56. La tormenta
La lluvia caía con fuerza. Desde el interior del apartamento se escuchaba el suave murmullo del noticiero, la respiración acompasada de mi madre, anclada en la silla que estaba frente la televisión.
—Hay una tormenta en la ciudad. —me dijo en voz alta, tan lejos de la realidad.
Giré hacia ella, la miré por largos segundos y luego volví la mirada hacia el frente. Me apoyé en la barandilla de mi balcón y saludé con un gesto a mi vecina, quien también había salido para mirar la fuerza destructiva de la naturaleza.
Por un momento, quise ser como mi madre. Ver el paso de la vida delante de un televisor, en vez de estar en este balcón y ver cómo todo por lo cual luché se ahogaba en el agua, bailaba en el viento. Mi vida entera desaparecía bajo sus gotas y yo solo podía apretar con fuerza la barandilla, ahogar el grito en mis entrañas.

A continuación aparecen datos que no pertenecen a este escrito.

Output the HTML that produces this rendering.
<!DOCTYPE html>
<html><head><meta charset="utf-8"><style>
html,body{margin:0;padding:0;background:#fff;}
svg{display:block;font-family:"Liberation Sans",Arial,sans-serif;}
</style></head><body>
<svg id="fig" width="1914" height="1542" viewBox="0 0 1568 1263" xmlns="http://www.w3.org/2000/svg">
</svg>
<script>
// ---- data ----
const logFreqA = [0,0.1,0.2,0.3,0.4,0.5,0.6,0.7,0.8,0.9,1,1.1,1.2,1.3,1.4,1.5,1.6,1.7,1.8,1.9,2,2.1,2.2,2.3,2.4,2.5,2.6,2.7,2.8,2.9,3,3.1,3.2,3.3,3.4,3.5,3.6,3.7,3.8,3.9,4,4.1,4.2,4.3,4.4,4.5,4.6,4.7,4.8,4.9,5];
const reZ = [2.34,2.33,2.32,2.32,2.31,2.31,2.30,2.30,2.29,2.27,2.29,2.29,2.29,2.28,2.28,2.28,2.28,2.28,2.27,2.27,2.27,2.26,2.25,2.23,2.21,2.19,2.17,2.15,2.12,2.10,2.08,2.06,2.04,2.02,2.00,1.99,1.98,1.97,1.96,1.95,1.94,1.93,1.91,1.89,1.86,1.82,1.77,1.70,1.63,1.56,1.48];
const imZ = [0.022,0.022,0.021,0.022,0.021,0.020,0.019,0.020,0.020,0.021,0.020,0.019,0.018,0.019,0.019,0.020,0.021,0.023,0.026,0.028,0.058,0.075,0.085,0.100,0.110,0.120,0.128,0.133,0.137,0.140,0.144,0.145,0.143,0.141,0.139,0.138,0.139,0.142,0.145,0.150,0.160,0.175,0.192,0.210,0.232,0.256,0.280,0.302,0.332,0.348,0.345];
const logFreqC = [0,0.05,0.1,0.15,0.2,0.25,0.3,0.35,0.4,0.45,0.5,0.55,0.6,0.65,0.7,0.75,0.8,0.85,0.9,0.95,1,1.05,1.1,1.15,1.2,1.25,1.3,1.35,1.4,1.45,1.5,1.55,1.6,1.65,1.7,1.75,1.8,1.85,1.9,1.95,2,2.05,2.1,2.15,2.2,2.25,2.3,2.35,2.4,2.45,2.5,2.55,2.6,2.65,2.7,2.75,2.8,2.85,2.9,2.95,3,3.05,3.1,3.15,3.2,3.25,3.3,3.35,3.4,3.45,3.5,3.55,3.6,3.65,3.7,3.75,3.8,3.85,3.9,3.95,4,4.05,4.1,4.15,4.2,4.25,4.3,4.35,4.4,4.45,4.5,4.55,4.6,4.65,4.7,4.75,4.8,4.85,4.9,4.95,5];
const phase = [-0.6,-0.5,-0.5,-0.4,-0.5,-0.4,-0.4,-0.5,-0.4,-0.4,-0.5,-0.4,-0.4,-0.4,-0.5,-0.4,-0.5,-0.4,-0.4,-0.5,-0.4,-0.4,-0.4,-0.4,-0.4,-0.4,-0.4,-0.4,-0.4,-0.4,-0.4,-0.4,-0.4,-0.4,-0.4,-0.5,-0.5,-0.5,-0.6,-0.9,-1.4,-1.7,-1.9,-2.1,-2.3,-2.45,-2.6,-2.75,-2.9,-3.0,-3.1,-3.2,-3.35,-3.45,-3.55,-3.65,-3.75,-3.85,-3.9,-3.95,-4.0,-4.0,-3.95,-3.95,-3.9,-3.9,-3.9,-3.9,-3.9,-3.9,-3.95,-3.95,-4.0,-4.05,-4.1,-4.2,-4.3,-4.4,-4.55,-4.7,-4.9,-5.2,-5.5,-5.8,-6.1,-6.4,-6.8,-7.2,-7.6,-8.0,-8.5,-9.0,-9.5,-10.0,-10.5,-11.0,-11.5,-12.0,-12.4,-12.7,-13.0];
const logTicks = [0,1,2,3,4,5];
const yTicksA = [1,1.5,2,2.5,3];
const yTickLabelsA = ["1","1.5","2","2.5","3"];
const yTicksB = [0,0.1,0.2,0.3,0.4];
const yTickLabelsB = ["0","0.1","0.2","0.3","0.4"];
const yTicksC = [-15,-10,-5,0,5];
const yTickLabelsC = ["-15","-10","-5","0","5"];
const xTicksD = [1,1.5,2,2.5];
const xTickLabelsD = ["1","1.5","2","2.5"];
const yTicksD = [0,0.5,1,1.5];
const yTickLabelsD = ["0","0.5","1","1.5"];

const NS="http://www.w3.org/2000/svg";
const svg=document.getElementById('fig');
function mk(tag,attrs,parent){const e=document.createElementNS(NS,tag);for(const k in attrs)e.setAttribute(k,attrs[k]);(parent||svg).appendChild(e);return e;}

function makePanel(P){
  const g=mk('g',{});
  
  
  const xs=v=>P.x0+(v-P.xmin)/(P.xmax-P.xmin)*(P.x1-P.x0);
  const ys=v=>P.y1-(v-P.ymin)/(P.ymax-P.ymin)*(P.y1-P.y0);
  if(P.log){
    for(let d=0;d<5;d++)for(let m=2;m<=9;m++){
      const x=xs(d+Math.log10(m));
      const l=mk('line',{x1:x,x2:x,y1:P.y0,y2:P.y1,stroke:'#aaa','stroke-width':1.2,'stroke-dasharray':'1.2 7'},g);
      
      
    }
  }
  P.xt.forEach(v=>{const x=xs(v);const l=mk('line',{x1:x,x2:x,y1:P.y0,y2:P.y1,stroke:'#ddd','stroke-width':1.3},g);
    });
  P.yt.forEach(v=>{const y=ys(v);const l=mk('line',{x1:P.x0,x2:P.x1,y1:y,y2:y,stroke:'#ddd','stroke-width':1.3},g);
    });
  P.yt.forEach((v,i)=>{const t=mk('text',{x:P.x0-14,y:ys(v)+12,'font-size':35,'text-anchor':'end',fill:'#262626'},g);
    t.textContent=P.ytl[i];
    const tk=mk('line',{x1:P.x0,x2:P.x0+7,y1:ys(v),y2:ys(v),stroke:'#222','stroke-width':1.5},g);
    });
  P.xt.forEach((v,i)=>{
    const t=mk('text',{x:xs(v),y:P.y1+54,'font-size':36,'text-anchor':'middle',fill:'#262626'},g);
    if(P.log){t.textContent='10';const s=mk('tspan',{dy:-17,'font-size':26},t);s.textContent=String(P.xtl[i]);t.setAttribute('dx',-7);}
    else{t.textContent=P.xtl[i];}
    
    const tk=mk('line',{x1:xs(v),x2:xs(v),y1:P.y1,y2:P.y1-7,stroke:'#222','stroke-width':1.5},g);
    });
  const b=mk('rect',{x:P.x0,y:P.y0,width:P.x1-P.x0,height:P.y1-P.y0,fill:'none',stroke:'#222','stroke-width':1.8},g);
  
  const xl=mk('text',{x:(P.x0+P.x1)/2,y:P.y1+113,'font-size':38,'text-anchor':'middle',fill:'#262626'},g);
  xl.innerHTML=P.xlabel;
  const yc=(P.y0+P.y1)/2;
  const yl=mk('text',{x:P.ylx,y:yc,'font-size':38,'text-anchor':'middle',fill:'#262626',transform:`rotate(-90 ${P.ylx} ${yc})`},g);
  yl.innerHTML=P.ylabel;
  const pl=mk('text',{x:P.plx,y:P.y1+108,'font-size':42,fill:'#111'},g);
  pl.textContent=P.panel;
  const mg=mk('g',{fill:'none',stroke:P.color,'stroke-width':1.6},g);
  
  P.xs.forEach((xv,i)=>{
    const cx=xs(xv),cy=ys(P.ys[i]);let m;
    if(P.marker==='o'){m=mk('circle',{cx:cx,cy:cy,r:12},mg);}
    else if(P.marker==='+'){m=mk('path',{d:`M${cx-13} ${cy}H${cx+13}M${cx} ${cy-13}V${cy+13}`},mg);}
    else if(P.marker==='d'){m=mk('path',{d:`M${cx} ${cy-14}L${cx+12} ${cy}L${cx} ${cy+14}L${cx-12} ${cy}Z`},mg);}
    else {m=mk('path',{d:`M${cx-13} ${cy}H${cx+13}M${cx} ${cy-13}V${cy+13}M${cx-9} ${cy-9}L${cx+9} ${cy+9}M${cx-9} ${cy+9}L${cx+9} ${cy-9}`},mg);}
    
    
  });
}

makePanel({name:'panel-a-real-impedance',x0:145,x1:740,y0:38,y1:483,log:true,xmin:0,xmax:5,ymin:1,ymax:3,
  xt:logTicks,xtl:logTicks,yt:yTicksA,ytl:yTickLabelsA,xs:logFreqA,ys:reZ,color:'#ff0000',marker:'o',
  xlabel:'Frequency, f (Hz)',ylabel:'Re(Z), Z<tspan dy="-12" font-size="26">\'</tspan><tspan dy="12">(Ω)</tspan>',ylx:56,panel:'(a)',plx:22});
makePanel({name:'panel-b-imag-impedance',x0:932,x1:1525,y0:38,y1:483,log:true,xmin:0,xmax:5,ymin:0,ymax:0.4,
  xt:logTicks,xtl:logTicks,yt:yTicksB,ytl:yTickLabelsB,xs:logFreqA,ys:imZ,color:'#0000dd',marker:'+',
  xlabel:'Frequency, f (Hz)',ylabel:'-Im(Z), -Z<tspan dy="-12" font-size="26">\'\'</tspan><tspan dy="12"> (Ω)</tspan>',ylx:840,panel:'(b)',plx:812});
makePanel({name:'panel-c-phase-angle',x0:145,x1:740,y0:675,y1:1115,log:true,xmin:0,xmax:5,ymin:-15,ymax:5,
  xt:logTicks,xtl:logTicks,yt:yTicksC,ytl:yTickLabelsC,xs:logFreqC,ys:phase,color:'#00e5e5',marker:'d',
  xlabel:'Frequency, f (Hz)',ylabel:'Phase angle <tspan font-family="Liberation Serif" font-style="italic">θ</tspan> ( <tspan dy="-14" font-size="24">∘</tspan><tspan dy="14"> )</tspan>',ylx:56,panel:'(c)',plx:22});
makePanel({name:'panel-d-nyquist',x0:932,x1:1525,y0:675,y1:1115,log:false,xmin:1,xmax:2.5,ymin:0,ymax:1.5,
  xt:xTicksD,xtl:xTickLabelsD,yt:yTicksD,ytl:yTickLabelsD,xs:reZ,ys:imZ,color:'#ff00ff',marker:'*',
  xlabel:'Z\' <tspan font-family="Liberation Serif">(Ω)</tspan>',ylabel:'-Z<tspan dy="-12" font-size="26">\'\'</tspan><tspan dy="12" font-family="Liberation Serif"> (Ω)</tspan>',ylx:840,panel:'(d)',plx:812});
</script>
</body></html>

Es inevitable, a veces, sentir cierta envidia (aunque tal vez no sea esa l denominación correcta) por personas que viven con extrema sencillez, sin mayores problemas, sin tormentas a las que enfrentarse, guarecidos de inquietudes, viendo pasar la vida sin participar en ella ni sufrir sus avatares, a través de la pantalla de un televisor o de un balcón. Esa actitud codiciable quizá no lo sea tanto si pensamos que, como es el caso de tu personaje, se trata de una anciana al final de sus días, con una existencia casi cumplida y escasos incentivos de futuro. La vida es lucha e ilusiones, mientras sea así nuestro tiempo aún no habrá finalizado, todavía tendremos mucho que hacer y qué decir, aún no habremos alcanzado la recta final, más apacible, menos activa, pero también falta de intensidad, la antesala de una inactividad definitiva.
Un relato sobre dos personajes cercanos, pero cuyas circunstancias les hacen vivir en mundos diferentes. No sé cuánto me habré acercado con esta pequeña interpretación.